From a fundamental standpoint, the company’s free cash flow of ~$140.6M and cash balance of ~$1.68B reduce balance-sheet risk and give management optionality to invest in product, tuck-in acquisitions, or simply buy back stock if they choose. Analysts and institutional buyers appear to be taking positions: Manatuck Hill raised its stake in December 2025 (reported 12/08/2025), and positive coverage called out 36% trailing revenue growth in early January 2026 - evidence of investor interest despite headline volatility.
Valuation framing
Zeta’s P/S of ~3.5 and EV/Sales of ~3.33 place the stock in a valuation band that assumes continued above-market revenue growth but limited near-term margin expansion. The high EV/EBITDA (~50x) stems from low reported EBITDA and is a reminder that the market is valuing the growth profile rather than current profits. With a market cap near $4.27B and improving free cash flow, the equity looks fairly valued if you assume strong execution and multiple expansion; it looks attractive if you assume continued top-line momentum with gradual margin improvement.
Put simply: the market is willing to pay for growth, but also demanding proof. A mid-term rerating back toward prior highs would require consistent revenue beats and steady cash conversion. If the company can sustain the kind of growth implied by recent reports (mid-to-high 20s year-over-year sales growth), the current entry provides a favorable risk/reward given the wide gap between price and the 52-week high of $26.60.
Catalysts
- Further quarterly beats on revenue and free cash flow - particularly continued double-digit customer growth (catalyst with high impact).
- Positive institutional buying or insider accumulation following recent stake increases (reported 12/08/2025) that can reduce available float pressure.
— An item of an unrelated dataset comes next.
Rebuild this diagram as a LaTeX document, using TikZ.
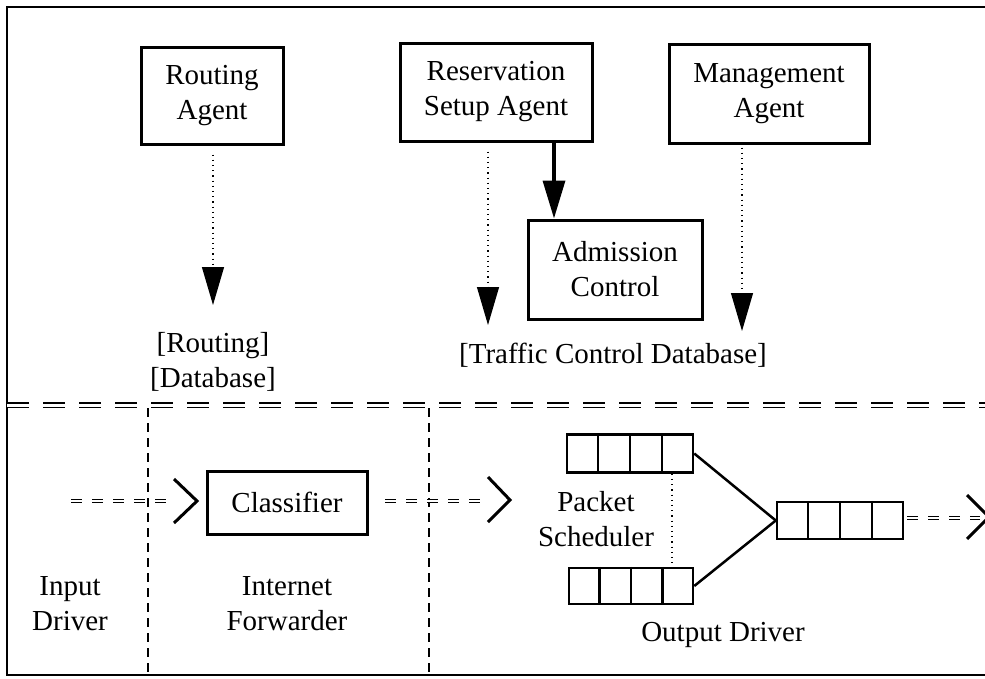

- Better-than-feared outcomes from investigations or litigation - any clarity around the Bragar Eagel & Squire probe (reported 08/14/2025) that reduces headline risk would likely be a strong positive.
- Macro tailwinds to digital ad spending or a rotation back into AI-enabled adtech names during next market windows (seasonal ad budgets, industry conferences, product launches).
Trade plan - actionable with horizon
Trade direction: Long
Entry price: $16.75
Stop loss: $15.25
Target price: $23.50
Horizon: mid term (45 trading days) - I place this as a mid-term swing because we are trading based on a combination of technical mean-reversion and near-term fundamental catalysts (quarterly confirmation or macro rotation). Forty-five trading days gives enough runway for sentiment to recover to the 20-50 day moving average band if the company reports solid operational beats or if short-covering accelerates.
Rationale: The entry at $16.75 is below the current trade and closer to recent intraday support, offering a controlled risk entry with a stop at $15.25 that limits downside to roughly 9% from entry. The upside target of $23.50 reflects a move back toward the 52-week range highs and implies a roughly 40% gain from entry. This creates a compelling asymmetric trade if management executes and broader adtech sentiment improves.
Risks and counterarguments
- Regulatory and legal overhang - The investigation reported on 08/14/2025 alleging revenue inflation and problematic data collection could lead to fines, remediation costs, or client churn. Any material adverse finding would pressure multiple compression and execution.
- Profitability risk - GAAP EPS is negative (recent EPS around $-0.09) and EV/EBITDA is high (~50x). If revenue growth decelerates, the stock could re-rate sharply lower because the current valuation depends on continued execution.
- Market and ad-spend cyclicality - Digital ad budgets can swing with macro conditions. A downturn in advertising demand would hit top-line growth and could depress the stock regardless of Zeta-specific progress.
- Short-interest and technical selling - Short-volume has been elevated in recent sessions and short interest has been material; a renewed wave of shorting could push the stock lower in the near term before fundamental catalysts materialize.
- Execution risk on margin expansion - The market expects improving cash flow, but translating that into sustained operating margin expansion is not guaranteed. If free cash flow growth stalls, the valuation case weakens.
Counterargument to the thesis
One could reasonably argue that the pullback is not a buying opportunity but a warning sign: valuation multiples remain rich on a sales basis relative to realized profitability, and the legal inquiry plus insider or fund selling (e.g., Whetstone’s exit reported 11/17/2025) could herald structural concerns with customer data practices or revenue quality. In that view, waiting for a clean quarter of sustained margin expansion and legal clarity before adding risk would be the more conservative approach.
What would change my mind
I would abandon this trade if any of the following occurs: (a) the company reports a material miss on revenue or free cash flow that indicates decelerating customer growth; (b) the legal investigation produces evidence of intentional revenue misstatement or triggers material penalties; or (c) macro ad spend collapses, materially hurting top-line prospects for adtech suppliers. Conversely, accelerating revenue growth above the mid-20s year-over-year and continued free cash flow expansion would strengthen the bullish case and could justify a larger position size.
Conclusion
Zeta Global is a classic mid-cap growth-with-risk name: real revenue and cash flow momentum exist, but valuation and headline risk require discipline. The $16.75 entry with a $15.25 stop and $23.50 target on a mid-term (45 trading days) horizon gives a clear, risk-defined way to play a potential rebound. This is not a no-brainer: it is a tactical, measured trade that rewards execution and punishes slippage. If you buy it, size the position to the stop and be ready to act on fresh fundamental news.